***** Exercise materials

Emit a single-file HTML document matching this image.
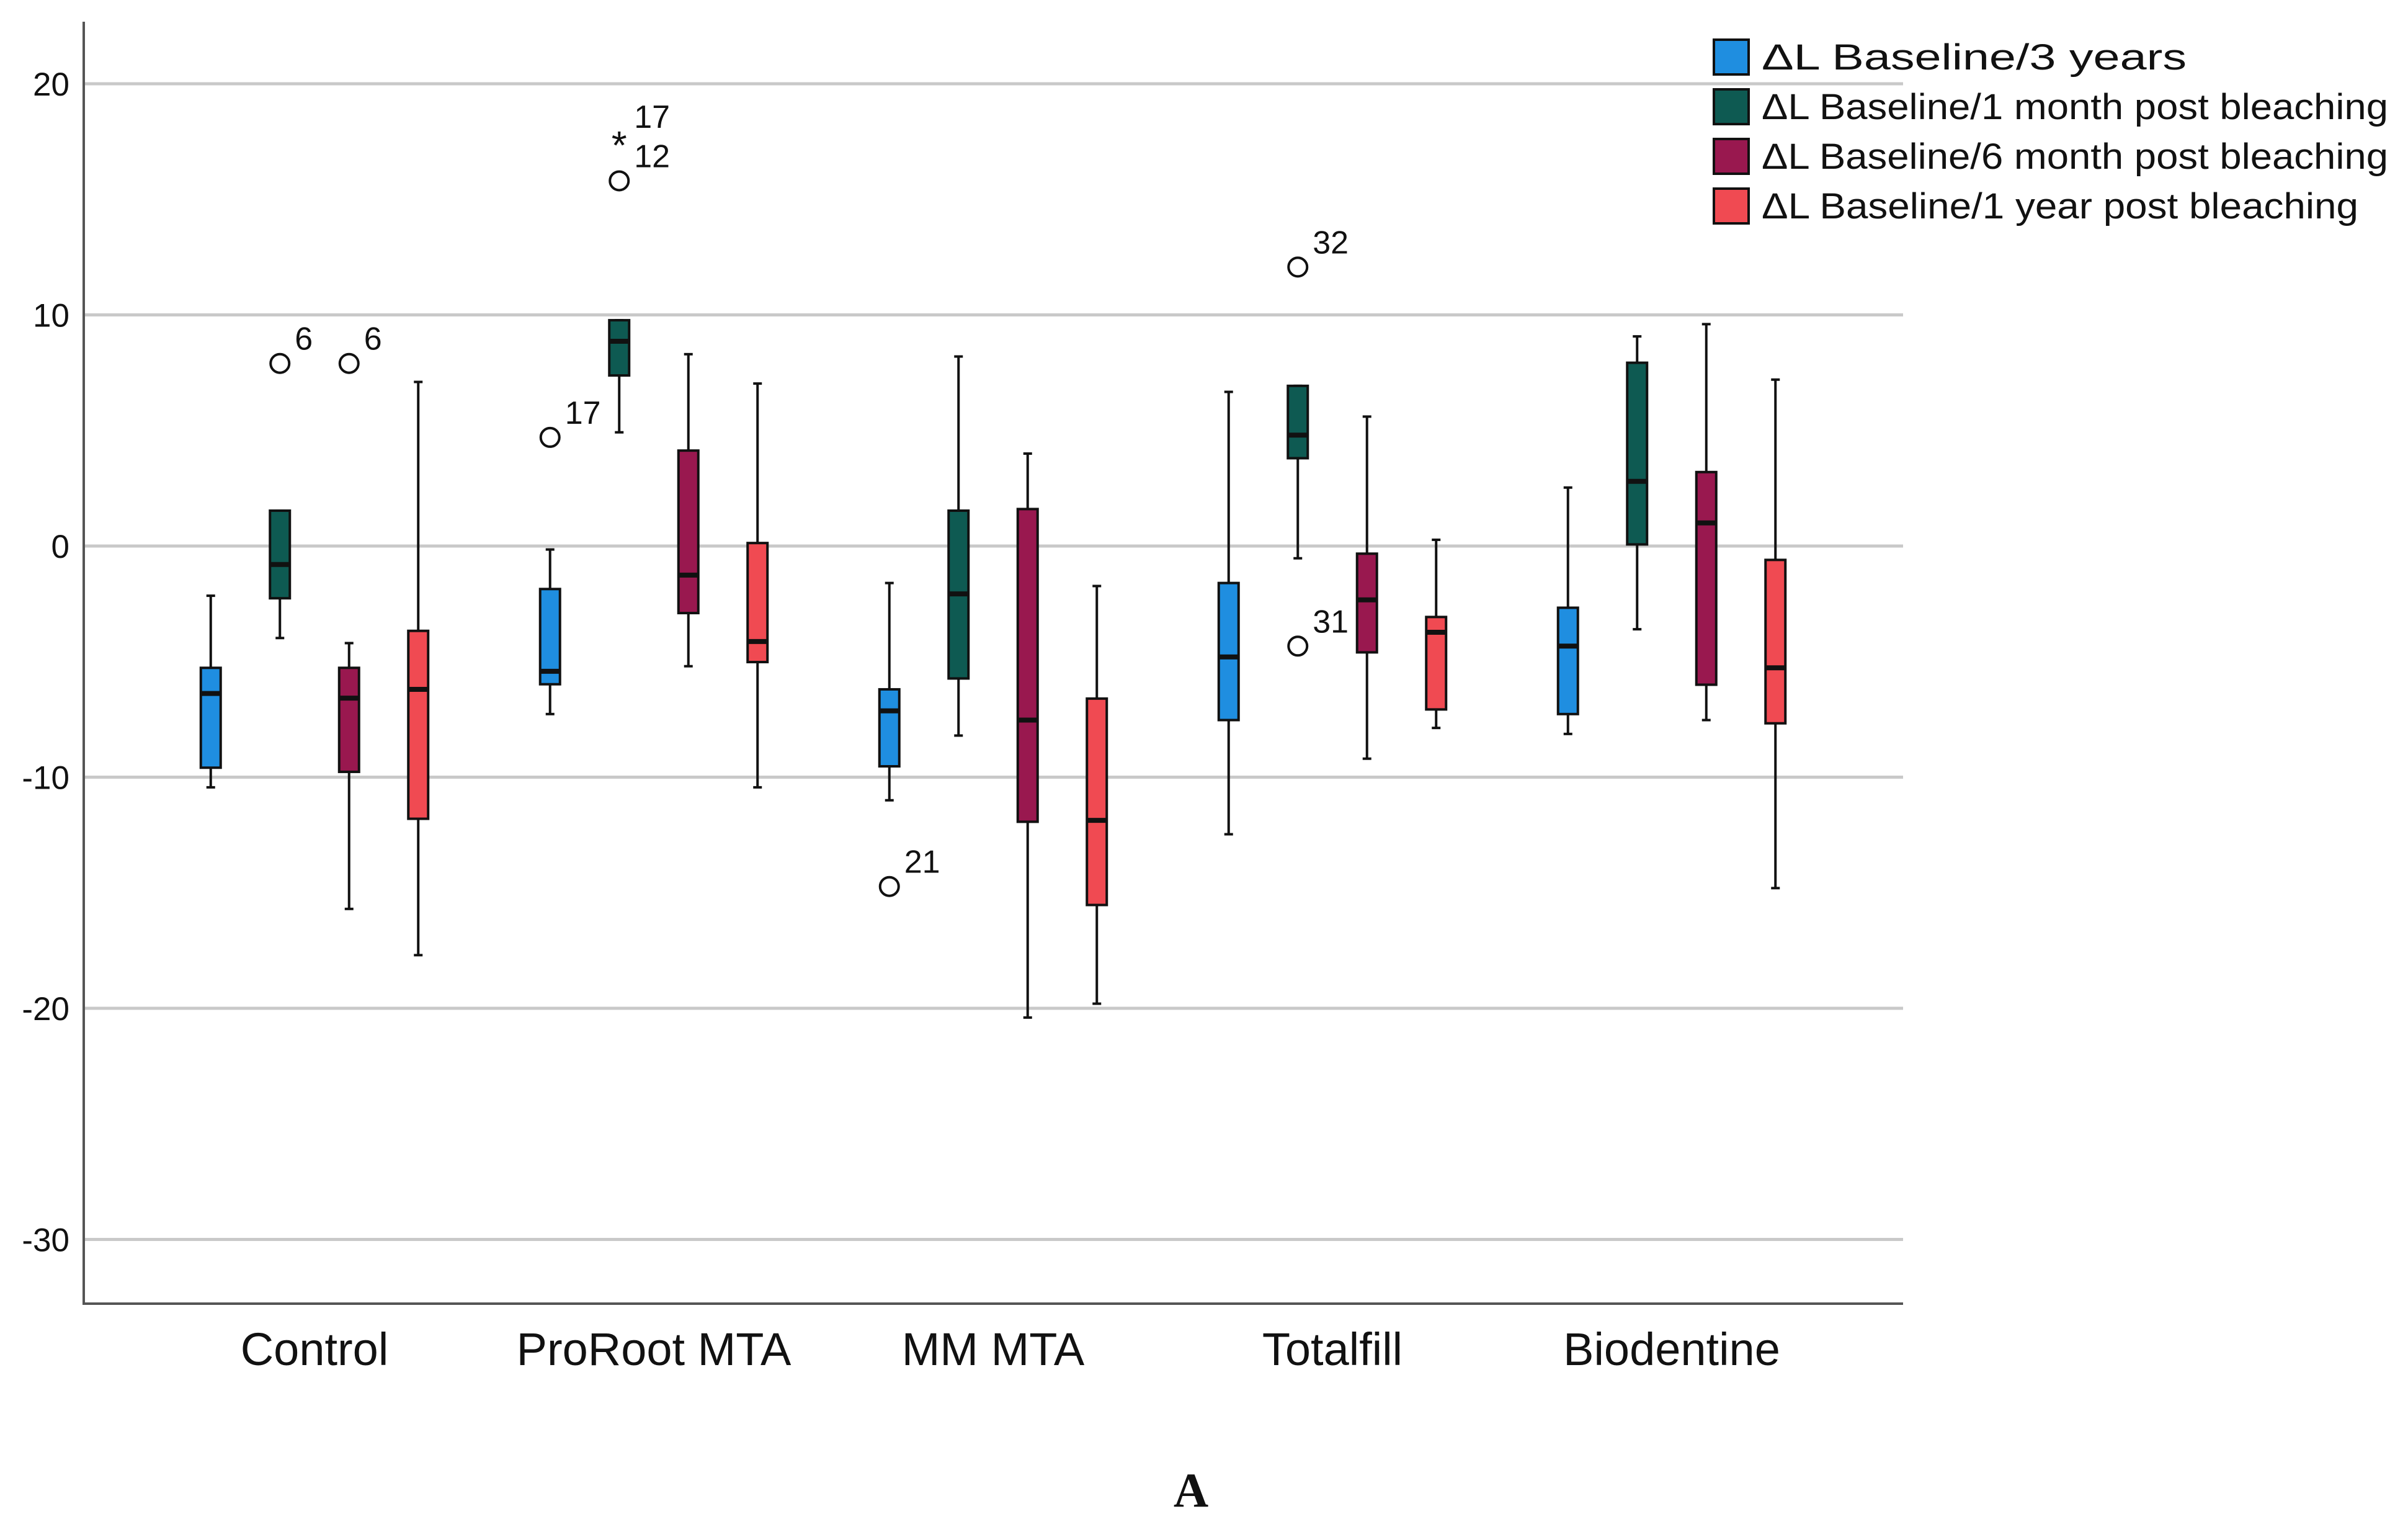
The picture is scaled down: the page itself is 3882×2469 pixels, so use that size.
<!DOCTYPE html>
<html><head><meta charset="utf-8"><style>
html,body{margin:0;padding:0;background:#fff;}
svg{display:block;}
text{font-family:"Liberation Sans",sans-serif;}
</style></head><body>
<svg id="chart" width="3882" height="2469" viewBox="0 0 3882 2469" xmlns="http://www.w3.org/2000/svg"></svg>
<script>
const categories = ["Control","ProRoot MTA","MM MTA","Totalfill","Biodentine"];
const seriesNames = ["ΔL Baseline/3 years","ΔL Baseline/1 month post bleaching","ΔL Baseline/6 month post bleaching","ΔL Baseline/1  year post bleaching"];
const seriesColors = ["#1f8ee0","#0e5a52","#99184f","#f04a52"];
const yTicks = [20,10,0,-10,-20,-30];
// each: [whiskerLow, Q1, median, Q3, whiskerHigh] per category
const baseline3y = [[-10.44,-9.59,-6.38,-5.27,-2.15],[-7.27,-5.98,-5.42,-1.86,-0.15],[-11,-9.53,-7.13,-6.2,-1.6],[-12.47,-7.53,-4.8,-1.6,6.67],[-8.13,-7.27,-4.33,-2.67,2.53]];
const baseline1m = [[-3.98,-2.26,-0.8,1.53,1.53],[4.92,7.38,8.86,9.77,9.77],[-8.2,-5.73,-2.07,1.53,8.2],[-0.53,3.8,4.8,6.93,6.93],[-3.6,0.07,2.8,7.93,9.07]];
const baseline6m = [[-15.7,-9.77,-6.58,-5.27,-4.2],[-5.2,-2.9,-1.26,4.13,8.3],[-20.4,-11.93,-7.53,1.6,4.0],[-9.2,-4.6,-2.33,-0.33,5.6],[-7.53,-6.0,1.0,3.2,9.6]];
const baseline1y = [[-17.7,-11.8,-6.2,-3.67,7.1],[-10.44,-5.02,-4.13,0.13,7.03],[-19.8,-15.53,-11.87,-6.6,-1.73],[-7.87,-7.07,-3.73,-3.07,0.27],[-14.8,-7.67,-5.27,-0.6,7.2]];
// [categoryIndex, seriesIndex, value, label, marker]
const outliers = [[0,1,7.9,"6","circle"],[0,2,7.9,"6","circle"],[1,0,4.7,"17","circle"],[1,1,17.5,"17","star"],[1,1,15.8,"12","circle"],[2,0,-14.73,"21","circle"],[3,1,12.07,"32","circle"],[3,1,-4.33,"31","circle"]];

const NS="http://www.w3.org/2000/svg";
const svg=document.getElementById('chart');
function mk(tag,attrs,parent){const e=document.createElementNS(NS,tag);for(const k in attrs)e.setAttribute(k,attrs[k]);(parent||svg).appendChild(e);return e;}
const plotL=135,plotR=3068,plotT=35,plotB=2101;
function y(v){return 880-v*37.25;}
function cxCat(ci){return 507+ci*547;}
function x(ci,si){return cxCat(ci)+(si-1.5)*111.5;}

yTicks.forEach(t=>{
  const g=mk('line',{x1:plotL,x2:plotR,y1:y(t),y2:y(t),stroke:'#c9c9c9','stroke-width':5});
  
  
  const tl=mk('text',{x:112,y:y(t)+19,'text-anchor':'end','font-size':53,fill:'#111'});
  tl.textContent=String(t);
  
  
});
const ax=mk('path',{d:`M${plotL} ${plotT} V${plotB} H${plotR}`,fill:'none',stroke:'#555','stroke-width':4});



categories.forEach((c,ci)=>{
  const t=mk('text',{x:cxCat(ci),y:2200,'text-anchor':'middle','font-size':74,fill:'#111'});
  t.textContent=c;
  
  
});

const allSeries=[baseline3y,baseline1m,baseline6m,baseline1y];
const bw=32;
allSeries.forEach((ser,si)=>{
  ser.forEach((s,ci)=>{
    const cx=x(ci,si);
    const g=mk('g',{});
    
    
    mk('line',{x1:cx,x2:cx,y1:y(s[0]),y2:y(s[1]),stroke:'#111','stroke-width':4},g);
    mk('line',{x1:cx,x2:cx,y1:y(s[3]),y2:y(s[4]),stroke:'#111','stroke-width':4},g);
    mk('line',{x1:cx-7,x2:cx+7,y1:y(s[0]),y2:y(s[0]),stroke:'#111','stroke-width':4},g);
    mk('line',{x1:cx-7,x2:cx+7,y1:y(s[4]),y2:y(s[4]),stroke:'#111','stroke-width':4},g);
    mk('rect',{x:cx-bw/2,y:y(s[3]),width:bw,height:Math.max(1,y(s[1])-y(s[3])),fill:seriesColors[si],stroke:'#111','stroke-width':4},g);
    mk('line',{x1:cx-bw/2,x2:cx+bw/2,y1:y(s[2]),y2:y(s[2]),stroke:'#111','stroke-width':8},g);
  });
});

outliers.forEach(o=>{
  const cx=x(o[0],o[1]),cy=y(o[2]);
  let m;
  if(o[4]==='circle'){m=mk('circle',{cx:cx,cy:cy,r:15,fill:'none',stroke:'#111','stroke-width':4});}
  else{m=mk('text',{x:cx,y:cy+28,'text-anchor':'middle','font-size':64,fill:'#111'});m.textContent='*';}
  
  
  const l=mk('text',{x:cx+24,y:cy-22,'font-size':52,fill:'#111'});
  l.textContent=o[3];
  
  
});

const lg=mk('g',{});


seriesNames.forEach((n,i)=>{
  const yy=64+i*80;
  const r=mk('rect',{x:2763,y:yy,width:56,height:56,fill:seriesColors[i],stroke:'#111','stroke-width':4},lg);
  
  
  const t=mk('text',{x:2840,y:yy+48,'font-size':58,fill:'#111'},lg);
  t.textContent=n;
  const widths=[685,1010,1010,962];
  t.setAttribute('textLength',widths[i]);
  t.setAttribute('lengthAdjust','spacingAndGlyphs');
  
  
});

const A=mk('text',{x:1920,y:2428,'text-anchor':'middle','font-size':78,'font-weight':'bold',fill:'#111'});
A.setAttribute('style','font-family:"Liberation Serif",serif');
A.textContent='A';


</script>
</body></html>
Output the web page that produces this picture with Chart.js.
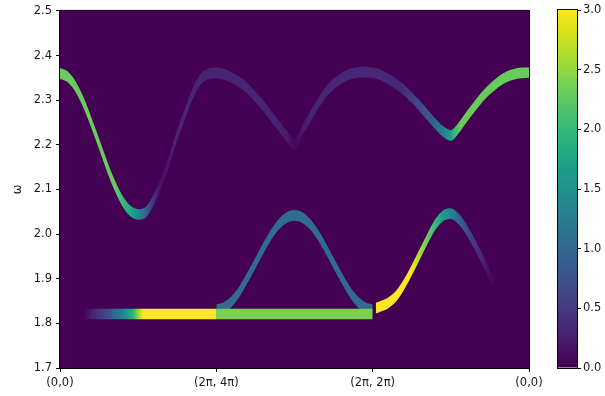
<!DOCTYPE html>
<html>
<head>
<meta charset="utf-8">
<script src="https://cdn.jsdelivr.net/npm/chart.js@4.4.1/dist/chart.umd.min.js"></script>
<style>
  html, body { margin: 0; padding: 0; background: #ffffff; }
  #wrap { position: relative; width: 605px; height: 396px; }
  #main { position: absolute; left: 0; top: 0; }
  #cbar { position: absolute; left: 540px; top: 0; }
</style>
</head>
<body>
<div id="wrap">
  <canvas id="main" width="605" height="396" style="width:605px;height:396px"></canvas>
  <canvas id="cbar" width="65" height="396" style="width:65px;height:396px"></canvas>
</div>
<script>
// ---- path positions along the Brillouin-zone cut and tick labels ----
const xTickLabels = ['(0,0)', '(2\u03c0, 4\u03c0)', '(2\u03c0, 2\u03c0)', '(0,0)'];
const omegaMin = 1.7, omegaMax = 2.5;
const weightMin = 0, weightMax = 3;

// vertical half-width of every spectral band (in omega)
const bandHalf = 0.012;

// upper branch: centre frequency along the path
const upperX = [0.00, 0.05, 0.10, 0.15, 0.20, 0.25, 0.30, 0.35, 0.40, 0.45,
                0.50, 0.55, 0.60, 0.65, 0.70, 0.75, 0.80, 0.85, 0.90, 0.95,
                1.00, 1.05, 1.10, 1.15, 1.20, 1.25, 1.30, 1.35, 1.40, 1.45,
                1.50, 1.55, 1.60, 1.65, 1.70, 1.75, 1.80, 1.85, 1.90, 1.95,
                2.00, 2.05, 2.10, 2.15, 2.20, 2.25, 2.30, 2.35, 2.40, 2.45,
                2.50, 2.55, 2.60, 2.65, 2.70, 2.75, 2.80, 2.85, 2.90, 2.95, 3.00];
const upperW = [2.360, 2.352, 2.330, 2.295, 2.250, 2.202, 2.153, 2.109, 2.074, 2.052,
                2.044, 2.049, 2.077, 2.118, 2.167, 2.222, 2.270, 2.316, 2.347, 2.359,
                2.361, 2.358, 2.350, 2.340, 2.326, 2.307, 2.288, 2.265, 2.242, 2.219,
                2.200, 2.233, 2.262, 2.292, 2.318, 2.336, 2.349, 2.358, 2.362, 2.363,
                2.361, 2.357, 2.347, 2.336, 2.323, 2.306, 2.287, 2.267, 2.247, 2.230,
                2.221, 2.238, 2.262, 2.285, 2.307, 2.325, 2.340, 2.351, 2.358, 2.361, 2.362];
// upper branch: spectral weight along the path
const upperWeightX = [0.00, 0.35, 0.39, 0.43, 0.48, 0.52, 0.56, 0.60, 0.64, 0.68, 0.74, 1.40, 1.46, 1.50, 1.54, 1.60,
                      2.18, 2.24, 2.30, 2.37, 2.43, 2.49, 2.52, 2.56, 3.00];
const upperWeight  = [2.3, 2.3, 2.1, 1.9, 1.6, 1.2, 0.8, 0.4, 0.15, 0.15, 0.3, 0.3, 0.2, 0.05, 0.15, 0.3,
                      0.35, 0.5, 0.65, 0.85, 1.15, 1.6, 2.0, 2.3, 2.3];

// flat branch
const flatX = [0.15, 2.00];
const flatW = [1.821, 1.821];
const flatWeightX = [0.15, 0.20, 0.26, 0.32, 0.38, 0.43, 0.47, 0.50, 0.53, 0.995, 1.0, 2.0];
const flatWeight  = [0.0, 0.25, 0.5, 0.8, 1.2, 1.6, 2.0, 2.5, 3.0, 3.0, 2.4, 2.4];

// middle dome between (2pi,4pi) and (2pi,2pi)
const domeX = [1.00, 1.05, 1.10, 1.15, 1.20, 1.25, 1.30, 1.35, 1.40, 1.45, 1.50,
               1.55, 1.60, 1.65, 1.70, 1.75, 1.80, 1.85, 1.90, 1.95, 2.00];
const domeW = [1.830, 1.836, 1.850, 1.873, 1.903, 1.935, 1.968, 1.998, 2.022, 2.037, 2.042,
               2.037, 2.022, 1.998, 1.968, 1.935, 1.903, 1.873, 1.850, 1.836, 1.830];
const domeWeightX = [1.0, 2.0];
const domeWeight  = [1.05, 1.05];

// rising branch after (2pi,2pi)
const riseX = [2.02, 2.05, 2.10, 2.15, 2.20, 2.25, 2.30, 2.35, 2.40, 2.45, 2.50, 2.55, 2.60, 2.65, 2.70, 2.75, 2.80];
const riseW = [1.834, 1.838, 1.846, 1.861, 1.887, 1.919, 1.954, 1.989, 2.021, 2.041, 2.046, 2.034, 2.010, 1.979, 1.945, 1.908, 1.870];
const riseWeightX = [2.02, 2.24, 2.28, 2.33, 2.37, 2.41, 2.45, 2.50, 2.56, 2.62, 2.69, 2.74, 2.78];
const riseWeight  = [3.0, 3.0, 2.75, 2.4, 2.2, 1.95, 1.65, 1.35, 0.9, 0.6, 0.35, 0.15, 0.0];

// ---- viridis colour map ----
const VIRIDIS = ['#440154', '#471164', '#482475', '#46337f', '#414487', '#3b528b', '#355f8d', '#2f6c8e', '#2a788e', '#25848e',
                 '#21918c', '#1e9b8a', '#22a884', '#2fb47c', '#44bf70', '#5ec962', '#7ad151', '#a0da39', '#bddf26', '#dfe318', '#fde725'];
const VIR_RGB = VIRIDIS.map(h => [parseInt(h.slice(1, 3), 16), parseInt(h.slice(3, 5), 16), parseInt(h.slice(5, 7), 16)]);
function viridis(t) {
  t = Math.max(0, Math.min(1, t));
  const f = t * (VIR_RGB.length - 1);
  const i = Math.min(VIR_RGB.length - 2, Math.floor(f));
  const u = f - i;
  const a = VIR_RGB[i], b = VIR_RGB[i + 1];
  const c = a.map((v, k) => Math.round(v + (b[k] - v) * u));
  return 'rgb(' + c.join(',') + ')';
}
function weightColor(v) { return viridis((v - weightMin) / (weightMax - weightMin)); }

// horizontal gradient that colours a band by its spectral weight
function bandFill(sx, sv) {
  return function (ctx) {
    const chart = ctx.chart;
    const area = chart.chartArea;
    const xs = chart.scales.x;
    if (!area || !xs) return weightColor(sv[0]);
    const w = area.right - area.left;
    const g = chart.ctx.createLinearGradient(area.left, 0, area.right, 0);
    for (let i = 0; i < sx.length; i++) {
      const last = i === sx.length - 1;
      const steps = last ? 1 : 8;
      for (let k = 0; k < steps; k++) {
        const f = k / steps;
        const x = last ? sx[i] : sx[i] + (sx[i + 1] - sx[i]) * f;
        const v = last ? sv[i] : sv[i] + (sv[i + 1] - sv[i]) * f;
        const off = (xs.getPixelForValue(x) - area.left) / w;
        g.addColorStop(Math.max(0, Math.min(1, off)), weightColor(v));
      }
    }
    return g;
  };
}

// a band = lower edge + upper edge, filled between them
function band(xArr, wArr, sx, sv, order) {
  const common = {
    pointRadius: 0, borderWidth: 0, borderColor: 'rgba(0,0,0,0)',
    cubicInterpolationMode: 'monotone', order: order
  };
  return [
    Object.assign({ data: xArr.map((x, i) => ({ x: x, y: wArr[i] - bandHalf })), fill: false }, common),
    Object.assign({ data: xArr.map((x, i) => ({ x: x, y: wArr[i] + bandHalf })), fill: '-1',
                    backgroundColor: bandFill(sx, sv) }, common)
  ];
}

const datasets = [].concat(
  band(domeX, domeW, domeWeightX, domeWeight, 4),
  band(flatX, flatW, flatWeightX, flatWeight, 3),
  band(riseX, riseW, riseWeightX, riseWeight, 2),
  band(upperX, upperW, upperWeightX, upperWeight, 1)
);

const plotBackground = {
  id: 'plotBackground',
  beforeDatasetsDraw(chart) {
    const { ctx, chartArea: a } = chart;
    ctx.save();
    ctx.fillStyle = weightColor(weightMin);
    ctx.fillRect(a.left, a.top, a.right - a.left, a.bottom - a.top);
    ctx.restore();
  }
};
const frame = {
  id: 'frame',
  afterDatasetsDraw(chart) {
    const { ctx, chartArea: a } = chart;
    ctx.save();
    ctx.strokeStyle = '#000';
    ctx.lineWidth = 1;
    ctx.strokeRect(a.left - 0.5, a.top - 0.5, a.right - a.left + 1, a.bottom - a.top + 1);
    ctx.restore();
  }
};

Chart.defaults.font.family = "'DejaVu Sans', sans-serif";
Chart.defaults.font.size = 11.5;
Chart.defaults.color = '#1a1a1a';

new Chart(document.getElementById('main'), {
  type: 'line',
  data: { datasets: datasets },
  options: {
    responsive: false,
    animation: false,
    devicePixelRatio: 1,
    layout: { padding: { left: 0, top: 10, right: 76, bottom: 0 } },
    plugins: { legend: { display: false }, tooltip: { enabled: false } },
    scales: {
      x: {
        type: 'linear', min: 0, max: xTickLabels.length - 1,
        ticks: { stepSize: 1, autoSkip: false, maxRotation: 0, padding: 4,
                 callback: (v) => xTickLabels[Math.round(v)] },
        grid: { drawOnChartArea: false, tickLength: 4, tickColor: '#000' },
        border: { display: false },
        afterFit(s) { s.height = 28; }
      },
      y: {
        type: 'linear', min: omegaMin, max: omegaMax,
        ticks: { stepSize: 0.1, padding: 4, callback: (v) => v.toFixed(1) },
        grid: { drawOnChartArea: false, tickLength: 4, tickColor: '#000' },
        border: { display: false },
        title: { display: true, text: '\u03c9', padding: { top: 11, bottom: 0 }, font: { size: 11.5 } },
        afterFit(s) { s.width = 60; }
      }
    }
  },
  plugins: [plotBackground, frame]
});

// ---- colour bar ----
function colorbarFill(ctx) {
  const chart = ctx.chart;
  const area = chart.chartArea;
  if (!area) return weightColor(weightMin);
  const g = chart.ctx.createLinearGradient(0, area.bottom, 0, area.top);
  for (let i = 0; i <= 60; i++) g.addColorStop(i / 60, viridis(i / 60));
  return g;
}

new Chart(document.getElementById('cbar'), {
  type: 'bar',
  data: {
    labels: [''],
    datasets: [{ data: [[weightMin, weightMax]], backgroundColor: colorbarFill, borderWidth: 0,
                 inflateAmount: 0, barPercentage: 1, categoryPercentage: 1 }]
  },
  options: {
    responsive: false,
    animation: false,
    devicePixelRatio: 1,
    layout: { padding: { left: 18, top: 10, right: 0, bottom: 28 } },
    plugins: { legend: { display: false }, tooltip: { enabled: false } },
    scales: {
      x: { display: false },
      y: {
        position: 'right', min: weightMin, max: weightMax,
        ticks: { stepSize: 0.5, padding: 2, callback: (v) => v.toFixed(1) },
        grid: { drawOnChartArea: false, tickLength: 4, tickColor: '#000' },
        border: { display: false },
        afterFit(s) { s.width = 28; }
      }
    }
  },
  plugins: [frame]
});
</script>
</body>
</html>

**********

> **Work to complete**
Transcribe, leaving out pictures, each line from the one containing "Output the web" through the one containing "const bandHalf = 0.012;".

> **Result for this exercise**
Output the web page that produces this picture with Chart.js.
<!DOCTYPE html>
<html>
<head>
<meta charset="utf-8">
<script src="https://cdn.jsdelivr.net/npm/chart.js@4.4.1/dist/chart.umd.min.js"></script>
<style>
  html, body { margin: 0; padding: 0; background: #ffffff; }
  #wrap { position: relative; width: 605px; height: 396px; }
  #main { position: absolute; left: 0; top: 0; }
  #cbar { position: absolute; left: 540px; top: 0; }
</style>
</head>
<body>
<div id="wrap">
  <canvas id="main" width="605" height="396" style="width:605px;height:396px"></canvas>
  <canvas id="cbar" width="65" height="396" style="width:65px;height:396px"></canvas>
</div>
<script>
// ---- path positions along the Brillouin-zone cut and tick labels ----
const xTickLabels = ['(0,0)', '(2\u03c0, 4\u03c0)', '(2\u03c0, 2\u03c0)', '(0,0)'];
const omegaMin = 1.7, omegaMax = 2.5;
const weightMin = 0, weightMax = 3;

// vertical half-width of every spectral band (in omega)
const bandHalf = 0.012;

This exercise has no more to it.